Gaza, a coastal strip on the Mediterranean, has been under a complete blockade for over two months, leaving its 1.1 million children and 2.1 million people in dire need of humanitarian aid. The situation is nothing short of catastrophic, with food, water, medicines, and fuel running out at an alarming rate. As the United Nations Children’s Fund (UNICEF) and other agencies plead for a solution, Israel’s proposal to create limited aid hubs in the south of Gaza has been met with fierce resistance.
According to James Elder, UNICEF’s spokesperson, the Israeli plan would force civilians to choose between displacement and death. It contravenes basic humanitarian principles by using aid as a bargaining chip, reinforcing control over life-sustaining items as a pressure tactic. “Humanitarian aid should never be used as a bargaining chip,” Elder emphasized.
The plan proposes only 60 aid trucks per day entering Gaza, a mere fraction of the 600-700 trucks that entered during the recent ceasefire between Israel and Hamas. This is woefully insufficient to meet the needs of the population, with UNICEF insisting that lifting the blockade and allowing humanitarian aid to flow freely is the simple solution.
Stuck outside Gaza are over 3,000 trucks of aid, including food and medicine, provided by UNRWA (United Nations Relief and Works Agency for Palestine Refugees in the Near East). Juliette Touma, UNRWA’s Director of Communications, lamented that this large amount of aid is going to waste when it could be reaching hungry children and treating those with chronic diseases. “The clock is ticking,” she urged. “The gates must reopen, the siege must be lifted as soon as possible.”

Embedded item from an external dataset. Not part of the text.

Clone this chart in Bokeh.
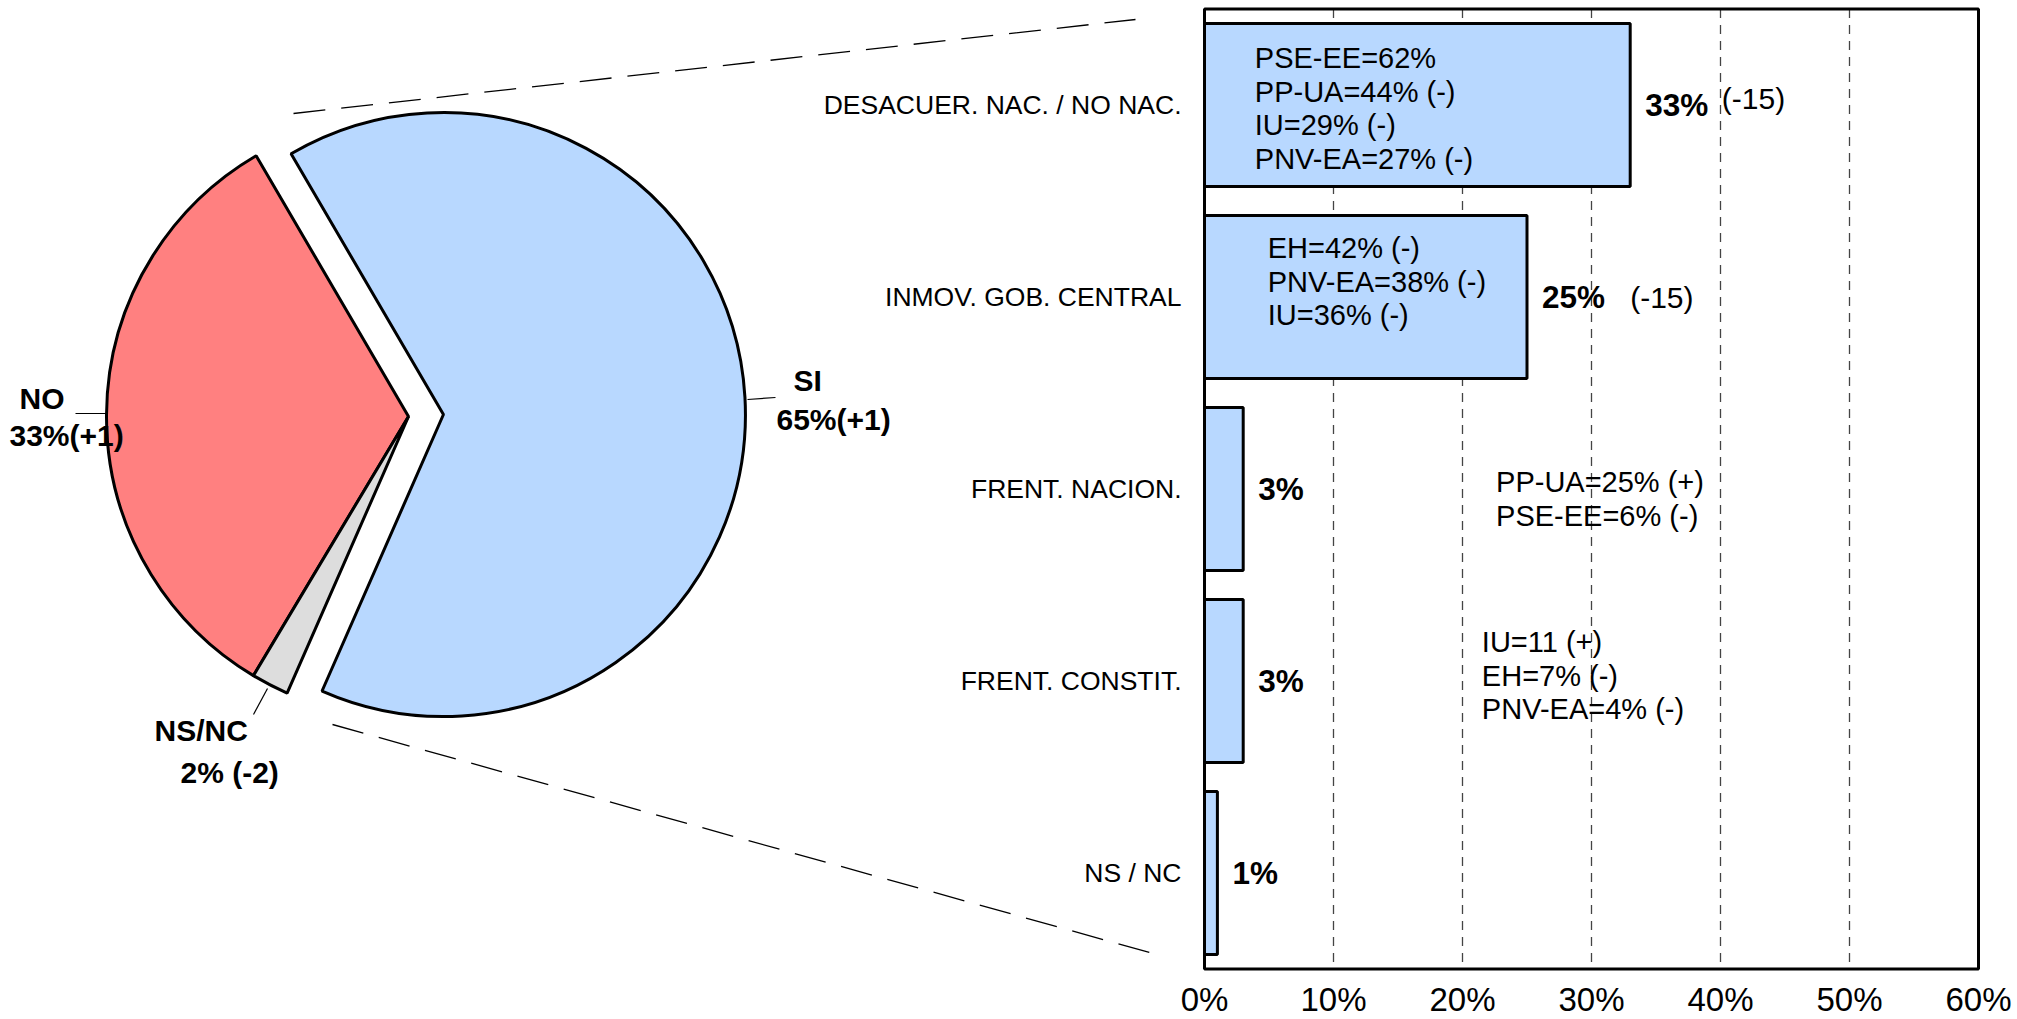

Inside Gaza, the situation is dire. Over 80 community kitchens have been forced to shut due to a lack of supplies, leading to widespread hunger. Aid teams warn that even the few food lines remaining are now gone because food is running out.
Both UNRWA and the World Health Organization (WHO) have implemented end-to-end systems to prevent aid diversion by militant groups. Dr. Margaret Harris, WHO’s spokesperson, emphasized that their supplies are reaching health facilities as intended, with no evidence of diversion within the healthcare system.
The proposed use of facial recognition technology as a precondition for accessing aid is also being met with resistance from UNICEF and other agencies, as it goes against humanitarian principles to screen and monitor beneficiaries for intelligence and military purposes.
In a poignant reminder of Gaza’s desperate situation, James Elder recalled that during the recent ceasefire, food was available in markets, water systems were repaired, and people could access healthcare safely. “It meant people could live, they could thrive,” he said. Today, however, everything necessary for a child to survive – food, water, medicines – is being blocked, with Israel’s proposal riskily separating family members as they move back and forth in search of aid.
As the world watches, Gaza’s plea for help grows more urgent by the day. Will the international community come together to break the blockade and deliver the aid that has been promised? The clock is indeed ticking, and every moment counts in this humanitarian crisis.